You don’t materialize the transpose in the latter case though. Should probably be included in the benchmark.

I run into the same problem by getting a vector of vector datatype with [rand(x) for i=1:AM_SAMPLES], where rand(x) gives a vector. Afterward, I want a matrix out of it, but maybe I could avoid it beforehand. I am looking forward to your suggestions.

for me hcat(x...) did the job. I am wondering how hcat(x...) actually works

I am wondering how hcat(x...) actually works

hcat() concatenates the arrays given as arguments along dimension 2. In your example when using the splatting operator ... it does the same as writing explicitely the different element vectors of x:

x = [rand(10) for _ in 1:3]             # 3-element Vector{Vector{Float64}}
hcat(x...) == hcat(x[1], x[2], x[3])    # true

As indicated, this is not the most efficient way of doing it when there are many elements to splat. The alternative: reduce(hcat,x) should be much better.
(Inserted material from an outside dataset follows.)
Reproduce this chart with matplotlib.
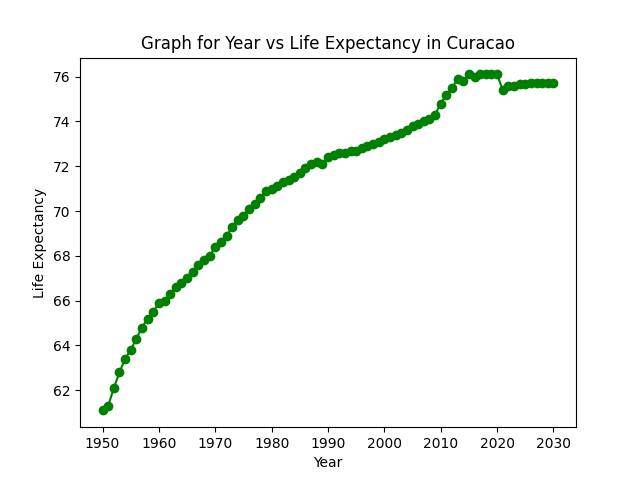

@rafael.guerra thank you for that example. I see that it works, but still, I am a bit confused about the splitting operator … Here is the example I have used:

julia> x=[1., 2., 3.]
3-element Vector{Float64}:

julia> @show x...
ERROR: syntax: "..." expression outside call around ..
 [1] top-level scope
   @ none:1

julia> @show [x...]
[x...] = [1.0, 2.0, 3.0]
3-element Vector{Float64}:

julia> hcat(x...)
1×3 Matrix{Float64}:
 1.0  2.0  3.0

julia> hcat(x)
3×1 Matrix{Float64}:

In this example, I see that I need brackets for the splatting operator. [x…] is still a 3 element vector in this example, but Julia does make a difference when the splatting operator is used. The splatting command allows julia to shred the vector in each element.